Bit of a low shot there....


----------



## Costa (Jan 26, 2008)

c2000 said:


> I can't get into Walmart you have to be at least 350lbs before the automatic doors will activate.
> 
> Jerry in Minnesota.


....:r


----------



## bigloo (Jul 6, 2008)

c2000 said:


> I can't get into Walmart you have to be at least 350lbs before the automatic doors will activate.
> 
> Jerry in Minnesota.


Lay off the crack, I am sure you will put the weight back on.

BIGloo.


----------



## Darrell (Aug 12, 2007)

papajohn67 said:


> Bit of a low shot there....


x2

I call that being a prick, plain and simple.


----------



## Full_Metal_Humidor (Jul 11, 2008)

i hate walmart. i had to go there to get another hygrometer. 

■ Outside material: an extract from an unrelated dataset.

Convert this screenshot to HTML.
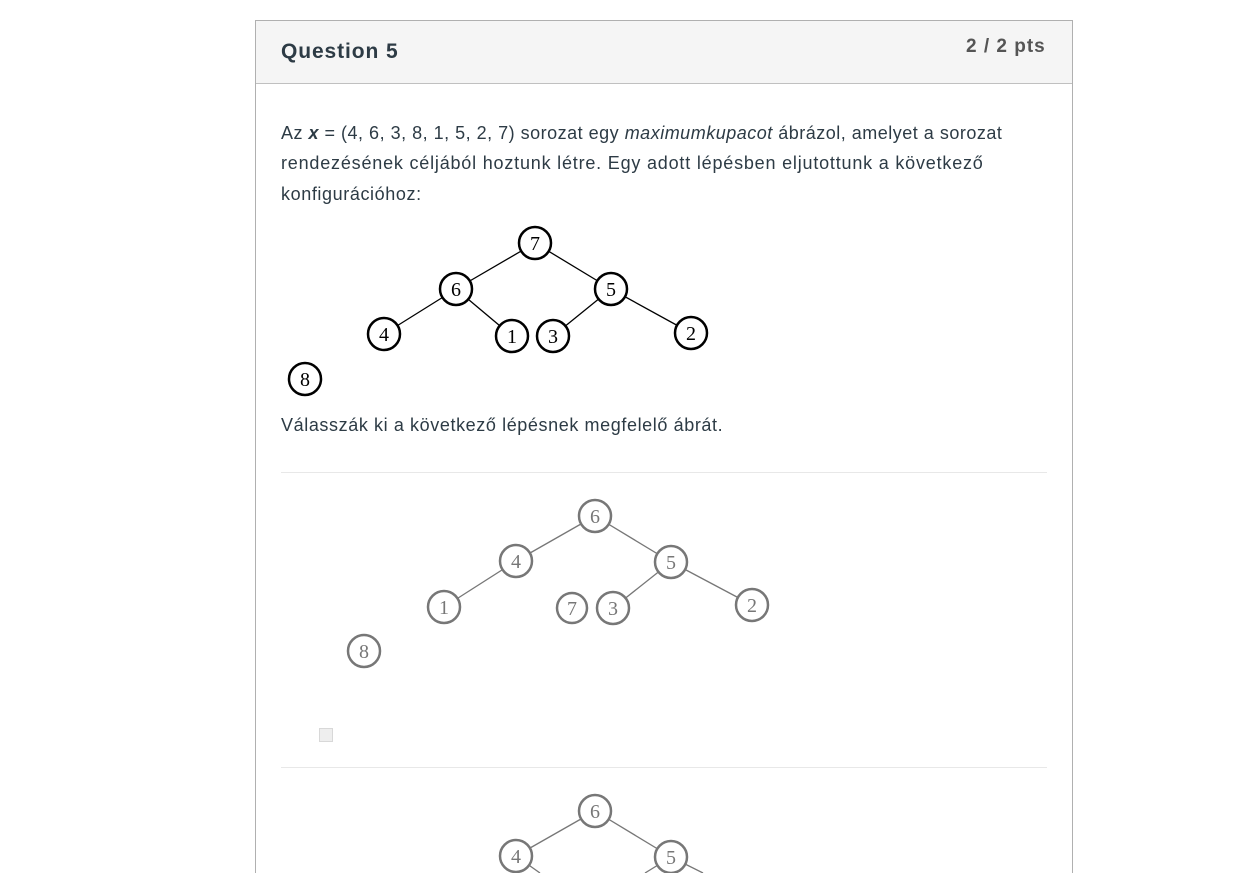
<!DOCTYPE html>
<html><head><meta charset="utf-8"><style>
html,body{margin:0;width:1235px;height:873px;overflow:hidden;background:#fff;}
body{position:relative;font-family:"Liberation Sans",sans-serif;}
.card{position:absolute;left:255px;top:20px;width:816px;height:853px;border:1px solid #b0b0b0;border-bottom:none;}
.hdr{position:absolute;left:0;top:0;right:0;height:62px;background:#f5f5f5;border-bottom:1px solid #c0c0c0;}
.t{position:absolute;color:#2d3b45;font-size:18px;white-space:nowrap;letter-spacing:0.6px;}
svg{position:absolute;left:0;top:0;}
</style></head><body>
<div class="card"><div class="hdr"></div></div>
<div class="t" style="left:281px;top:40px;font-size:21px;font-weight:bold;letter-spacing:0.9px;">Question 5</div>
<div class="t" style="left:966px;top:36px;font-size:19px;font-weight:bold;color:#555;letter-spacing:1px;">2 / 2 pts</div>
<div class="t" style="left:281px;top:123px;letter-spacing:0.5px;">Az <b><i>x</i></b> = (4, 6, 3, 8, 1, 5, 2, 7) sorozat egy <i>maximumkupacot</i> ábrázol, amelyet a sorozat</div>
<div class="t" style="left:281px;top:153px;letter-spacing:0.8px;">rendezésének céljából hoztunk létre. Egy adott lépésben eljutottunk a következő</div>
<div class="t" style="left:281px;top:184px;">konfigurációhoz:</div>
<div class="t" style="left:281px;top:415px;">Válasszák ki a következő lépésnek megfelelő ábrát.</div>
<div style="position:absolute;left:281px;top:472px;width:766px;height:1px;background:#e8e8e8"></div>
<div style="position:absolute;left:281px;top:767px;width:766px;height:1px;background:#e8e8e8"></div>
<div style="position:absolute;left:319px;top:728px;width:12px;height:12px;border:1px solid #d8d8d8;background:#eee"></div>
<svg width="1235" height="873" font-family="Liberation Serif,serif" font-size="20" text-anchor="middle">
<g stroke="#000" stroke-width="1.3">
<line x1="535" y1="243" x2="456" y2="289"/><line x1="535" y1="243" x2="611" y2="289"/>
<line x1="456" y1="289" x2="384" y2="334"/><line x1="456" y1="289" x2="512" y2="336"/>
<line x1="611" y1="289" x2="553" y2="336"/><line x1="611" y1="289" x2="691" y2="333"/>
</g>
<g stroke="#000" stroke-width="2.5" fill="#fff">
<circle cx="535" cy="243" r="16"/><circle cx="456" cy="289" r="16"/><circle cx="611" cy="289" r="16"/>
<circle cx="384" cy="334" r="16"/><circle cx="512" cy="336" r="16"/><circle cx="553" cy="336" r="16"/>
<circle cx="691" cy="333" r="16"/><circle cx="305" cy="379" r="16"/>
</g>
<g fill="#000">
<text x="535" y="250">7</text><text x="456" y="296">6</text><text x="611" y="296">5</text>
<text x="384" y="341">4</text><text x="512" y="343">1</text><text x="553" y="343">3</text>
<text x="691" y="340">2</text><text x="305" y="386">8</text>
</g>
<g stroke="#777" stroke-width="1.3">
<line x1="595" y1="516" x2="516" y2="561"/><line x1="595" y1="516" x2="671" y2="562"/>
<line x1="516" y1="561" x2="444" y2="607"/>
<line x1="671" y1="562" x2="613" y2="608"/><line x1="671" y1="562" x2="752" y2="605"/>
<line x1="595" y1="811" x2="516" y2="856"/><line x1="595" y1="811" x2="671" y2="857"/>
<line x1="516" y1="856" x2="540" y2="873"/>
<line x1="671" y1="857" x2="645" y2="873"/><line x1="671" y1="857" x2="703" y2="873"/>
</g>
<g stroke="#777" stroke-width="2.5" fill="#fff">
<circle cx="595" cy="516" r="16"/><circle cx="516" cy="561" r="16"/><circle cx="671" cy="562" r="16"/>
<circle cx="444" cy="607" r="16"/><circle cx="572" cy="608" r="15"/><circle cx="613" cy="608" r="16"/>
<circle cx="752" cy="605" r="16"/><circle cx="364" cy="651" r="16"/>
<circle cx="595" cy="811" r="16"/><circle cx="516" cy="856" r="16"/><circle cx="671" cy="857" r="16"/>
</g>
<g fill="#777">
<text x="595" y="523">6</text><text x="516" y="568">4</text><text x="671" y="569">5</text>
<text x="444" y="614">1</text><text x="572" y="615">7</text><text x="613" y="615">3</text>
<text x="752" y="612">2</text><text x="364" y="658">8</text>
<text x="595" y="818">6</text><text x="516" y="863">4</text><text x="671" y="864">5</text>
</g>
</svg>
</body></html>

and the one by me is getting really crappy:hn


----------



## ScottishSmoker (Feb 11, 2007)

I do not support any facet of Wal-Mart...I hate them all....


----------



## leasingthisspace (Jun 9, 2008)

I hate Walmart too. I hate Target more though.


----------



## PerpetualNoob (Sep 9, 2008)

Full_Metal_Humidor said:


> i hate walmart. i had to go there to get another hygrometer.
> 
> and the one by me is getting really crappy:hn


Walmart is a cultural experience. Listening to the announcements on the P.A. is the closest thing future generations will have to the experience of Ellis Island.


----------



## Kaisersozei (Feb 5, 2008)

leasingthisspace said:


> I hate Walmart too. I hate Target more though.


All this hatred... kinda taking your shopping a little too personally, eh? 

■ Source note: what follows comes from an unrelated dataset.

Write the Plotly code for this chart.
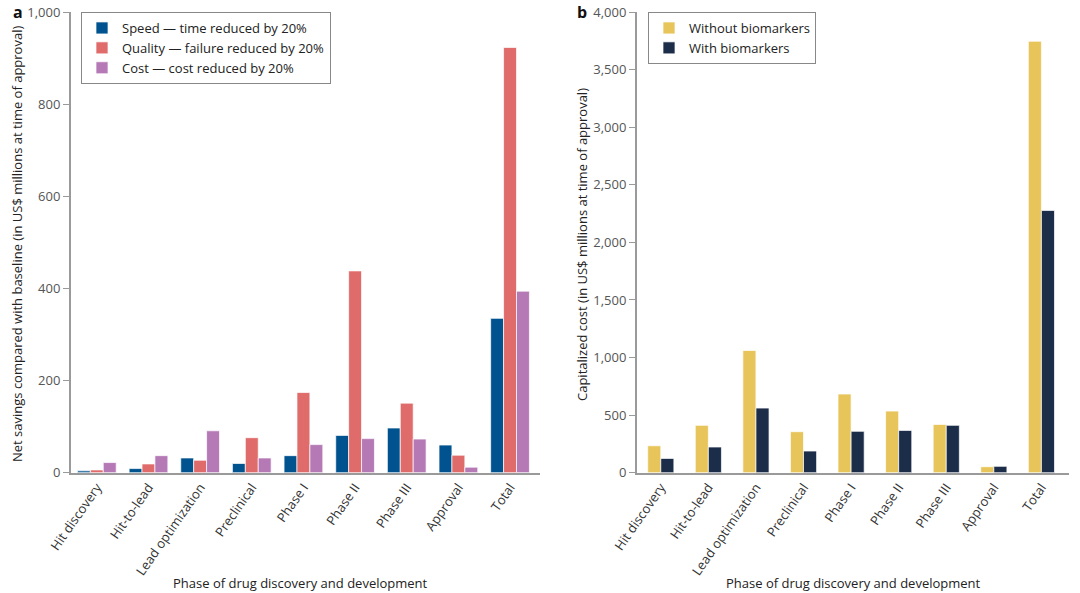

Not at Walmart, but I've seen some pretty interesting collections at Sam's: mostly sampler boxes of Oliva, Montecristo, HdM, etc. Their "humidor" was this rolling wooden cart with sliding glass doors, though, so I had to pass.


----------



## TideRoll (Nov 7, 2005)

Actually...

The Walmart in Destin, FL, used to have (and might still, but I haven't looked the last few times I happened to be in there) a small cabinet display humidor at the front of their store that held a rather modest selection of R&Js, the obligatory overpriced Cohibas, and some Fuentes.


----------



## borndead1 (Oct 21, 2006)

leasingthisspace said:


> I hate Walmart too. I hate Target more though.

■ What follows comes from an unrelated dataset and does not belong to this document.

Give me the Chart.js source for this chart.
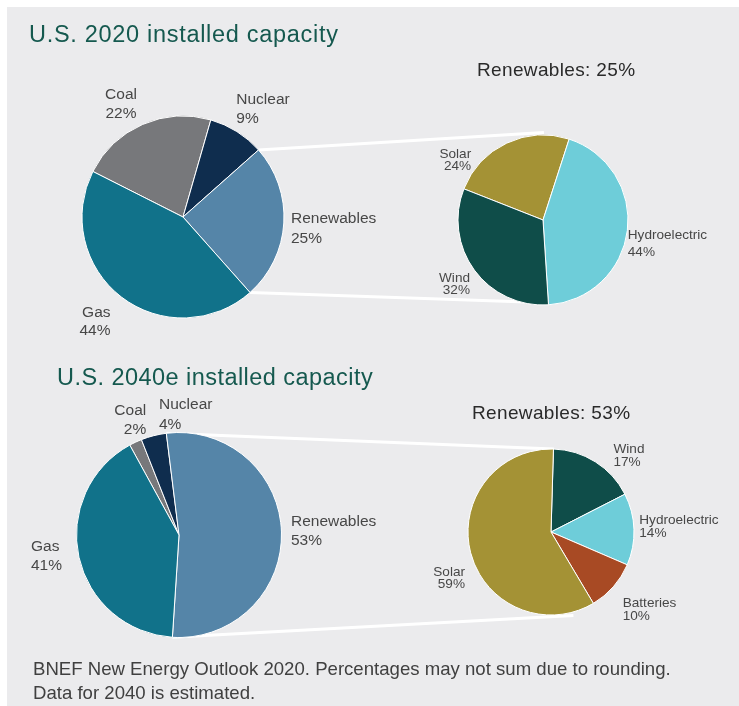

I've noticed there are more hot chicks at Target than at Wal Mart.


----------



## 68TriShield (May 15, 2006)

papajohn67 said:


> Bit of a low shot there....


I thought so too and edited.


----------



## 68TriShield (May 15, 2006)

Costa said:


> ....:r


not funny imo.


bigloo said:


> Lay off the crack, I am sure you will put the weight back on.
> 
> BIGloo.


this helps...not


Darrell said:


> x2
> 
> I call that being a prick, plain and simple.


chill out Mean Darrell...


----------



## nasa25 (Aug 27, 2008)

the only thing I hate more than walmart/zellers (in Canada), etc is fabric stores.


----------



## Kaisersozei (Feb 5, 2008)

68TriShield said:


> I thought so too and edited.


I like the edited version much better.

It's like Madlibs (Club Stogie Version), or something out of Match Game:










"I can't get into Walmart. You have to be at least BLANK before the automatic doors will activate." {_audience laughter, Charles Nelson Riley cackles_}


----------



## borndead1 (Oct 21, 2006)

nasa25 said:


> the only thing I hate more than walmart/zellers (in Canada), etc is fabric stores.


You've actually been in a fabric store? I am revoking your Man Card! :sl :r


----------



## Texan in Mexico (Oct 29, 2007)

fsjonsey said:


> I know for a fact that some Sam's Clubs actually have a walk in humidor. I've never seen real cigars in a Wal Mart though.


Its not a walk-in but the Sam's here has CC and DR Davidoffs...


----------



## nasa25 (Aug 27, 2008)

borndead1 said:


> You've actually been in a fabric store? I am revoking your Man Card! :sl :r


only when dragged in, screaming. Those trips to fabricland as a small child still haunt me to this day.


----------



## landhoney (May 17, 2008)

Kaisersozei said:


> I like the edited version much better.
> It's like Madlibs (Club Stogie Version), or something out of Match Game:
> "I can't get into Walmart. You have to be at least BLANK before the automatic doors will activate." {_audience laughter, Charles Nelson Riley cackles_}


:r I couldn't figure out what five letter 'dirty' word would fit in there.


----------